NAB Private Wealth investment strategist Nick Ryder said the election result was about “as good as could have been expected by financial markets”.

“In the short term, it removes the threat of an immediate meltdown of the euro, but over the medium to longer term very little has changed,” Ryder said.

“Given the dire state of the Greek economy, mass bank recapitalisations and a sovereign default appear inevitable. Now that the Greek elections are out of the way, the focus of the euro crisis is likely to shift from Greece to the larger European economies of Italy and Spain.”

He said assuming a stable coalition government could be established, Greece still faced many difficulties.

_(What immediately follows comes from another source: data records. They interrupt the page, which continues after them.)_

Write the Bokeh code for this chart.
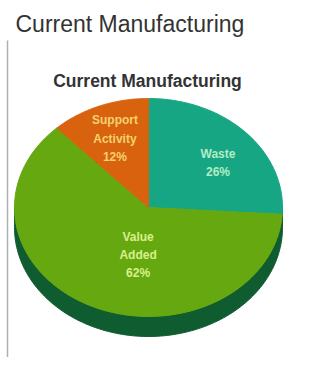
import numpy as np
from bokeh.plotting import figure
from bokeh.models import Range1d, ColumnDataSource
from bokeh.core.properties import value
from bokeh.embed import file_html
from bokeh.resources import INLINE

# ---- data ----
categories = ["Waste", "Value Added", "Support Activity"]
shares = [26, 62, 12]
label_text = ["Waste\n26%", "Value\nAdded\n62%", "Support\nActivity\n12%"]
page_title = "Current Manufacturing"
chart_title = "Current Manufacturing"

# ---- style / layout ----
colors = ["#17a683", "#66a80f", "#d9620e"]
label_colors = ["#b4ecc4", "#d8f08c", "#f2d26e"]
label_r = [0.66, 0.44, 0.68]
label_dang = [5, -15, 0]  # degrees
side_color = "#0e5c30"
cx, cy, a, b, depth = 148, 207, 134, 109, 20

W, H = 293, 357
p = figure(width=W, height=H, output_backend="svg", toolbar_location=None,
           x_range=Range1d(0, W), y_range=Range1d(H, 0),
           min_border=0, outline_line_color=None)
p.axis.visible = False
p.grid.visible = False
p.background_fill_color = "white"
p.border_fill_color = "white"

# left rule
p.segment(x0=[7], y0=[40], x1=[7], y1=[H], line_color="#b0b0b0", line_width=1.5)

# titles
p.text(x=[15], y=[23], text=[page_title], text_font=value("Liberation Sans"),
       text_font_size="23px", text_color="#333333", text_baseline="middle")
p.text(x=[147], y=[80], text=[chart_title], text_font=value("Liberation Sans"),
       text_font_size="17.5px", text_font_style="bold", text_color="#333333",
       text_align="center", text_baseline="middle")

# side band (3D depth)
t = np.linspace(np.pi / 2, 3 * np.pi / 2, 120)
xs_low = cx + a * np.sin(t)
ys_low = cy - b * np.cos(t) + depth
xs_side = np.concatenate([xs_low, xs_low[::-1]])
ys_side = np.concatenate([ys_low, ys_low[::-1] - depth])
p.patch(xs_side, ys_side, fill_color=side_color, line_color=side_color)

# top slices
fr = np.array(shares, dtype=float) / sum(shares)
ends = np.cumsum(fr) * 2 * np.pi
starts = ends - fr * 2 * np.pi
xs, ys, lx, ly = [], [], [], []
for s, e, r, d in zip(starts, ends, label_r, label_dang):
    th = np.linspace(s, e, 100)
    xs.append(np.concatenate([[cx], cx + a * np.sin(th), [cx]]))
    ys.append(np.concatenate([[cy], cy - b * np.cos(th), [cy]]))
    m = (s + e) / 2 + np.radians(d)
    lx.append(cx + r * a * np.sin(m))
    ly.append(cy - r * b * np.cos(m))
src = ColumnDataSource(dict(xs=xs, ys=ys, color=colors, cat=categories))
p.patches("xs", "ys", source=src, fill_color="color", line_color="color", line_width=1)

lsrc = ColumnDataSource(dict(x=lx, y=ly, text=label_text, color=label_colors))
p.text("x", "y", text="text", source=lsrc, text_color="color",
       text_font=value("Liberation Sans"), text_font_size="12px",
       text_font_style="bold", text_align="center", text_baseline="middle",
       text_line_height=1.3)

open("out.html", "w").write(file_html(p, INLINE))
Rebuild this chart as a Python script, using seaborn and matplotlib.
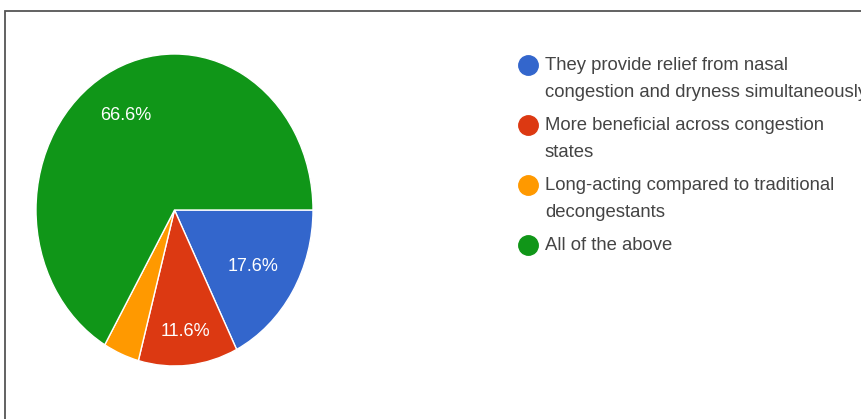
import numpy as np
import matplotlib
matplotlib.use("Agg")
import matplotlib.pyplot as plt
import seaborn as sns
from matplotlib.lines import Line2D
from matplotlib.patches import Rectangle

# data
labels = [
    "They provide relief from nasal\ncongestion and dryness simultaneously",
    "More beneficial across congestion\nstates",
    "Long-acting compared to traditional\ndecongestants",
    "All of the above",
]
shares = [17.6, 11.6, 4.2, 66.6]
colors = ["#3366CC", "#DC3912", "#FF9900", "#109618"]

W, H = 862, 419

sns.set_theme(style="white")
plt.rcParams["font.family"] = ["Liberation Sans", "DejaVu Sans"]

fig = plt.figure(figsize=(W / 100, H / 100), dpi=100)
fig.patch.set_facecolor("white")

# frame of the screenshot box
fig.add_artist(Rectangle((5 / W, -0.1), 1.2, (H - 11) / H + 0.1, transform=fig.transFigure,
                         fill=False, edgecolor="#555555", linewidth=1.3))

# pie (slightly taller than wide, as in the reference)
left, right, top, bottom = 36, 313, 54, 366
ax = fig.add_axes([left / W, (H - bottom) / H, (right - left) / W, (bottom - top) / H])

wedges, _ = ax.pie(
    shares, colors=colors, startangle=0, counterclock=False,
    wedgeprops=dict(edgecolor="white", linewidth=1),
)
ax.set_aspect("auto")
ax.set_xlim(-1, 1)
ax.set_ylim(-1, 1)
ax.axis("off")

# percentage labels inside the slices (small slice left unlabeled)
label_dist = [0.67, 0.77, 0.7, 0.71]
for w, v, d in zip(wedges, shares, label_dist):
    if v < 5:
        continue
    mid = np.deg2rad((w.theta1 + w.theta2) / 2)
    ax.text(d * np.cos(mid), d * np.sin(mid), f"{v:.1f}%", ha="center",
            va="center_baseline", color="white", fontsize=13)

# legend, drawn by hand so the dot sits on the first line
ys = [65, 125, 185, 245]
for lab, col, y in zip(labels, colors, ys):
    fig.add_artist(Line2D([528 / W], [1 - y / H], marker="o", markersize=14,
                          color=col, transform=fig.transFigure))
    fig.text(545 / W, 1 - (y - 8) / H, lab, ha="left", va="top", fontsize=13.3,
             color="#444444", linespacing=1.74, transform=fig.transFigure)

fig.savefig("out.png", dpi=100)
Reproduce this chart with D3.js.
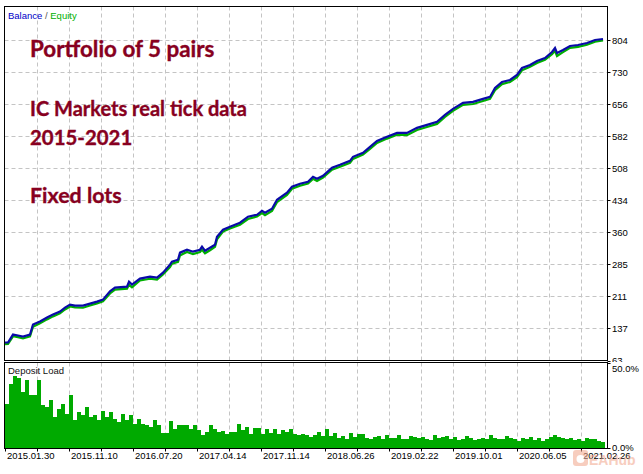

“Its budget has run off track and at least an additional 1 billion euros in financing is needed in the short term, compared with what was originally budgeted for, due to worse-than-expected economic conditions,” he said.

The Greek economy was now expected to shrink by at least 6 per cent, rather than the 4.7 per cent forecast in the austerity program, he added.

Fidelity Worldwide Investment portfolio manager Paul Taylor said the euro crisis was “firstly a crisis of confidence”, with the impact for Australia being primarily focused on the “dislocation of European and global debt markets”.

“This could potentially impact Australian corporates with higher debt levels as well as Australian banks seeking wholesale funding,” Taylor said. 

“Currently Australian corporates have very low debt levels and Australian banks have been reducing their dependence on wholesale funding due to the very strong growth in domestic term deposits and low levels of system credit growth.

“The negative impact from a crisis of confidence would likely be very short term in nature and if anything would create a short-term buying opportunity.”

He said the second and broader category the crisis fitted into was a “global sovereign debt crisis”.

“The global sovereign debt crisis includes the significant debt issues of many European countries, but also the debt issues of many developed countries right around the world, including the United States,” he said.

“Debt levels of many developed markets are too high and need to be brought down to more manageable levels over a prolonged period of time.” 

In White’s view, the local impact would be felt at the asset price, bond price and Australian dollar level.

“I think we’ve seen over the last three years that despite everything, the impact on the Australian economy is generally quite limited,” he said.

“I don’t think this itself is any sort of closure on it at all. All I would say is that we’re starting to get some slightly better data out of China, so that would be the one global driver of the Australian market that could mean we move away from Europe, but I mean at the moment, there might be a short bounce but over the next couple of weeks, the markets will be very concerned about how this will play out.”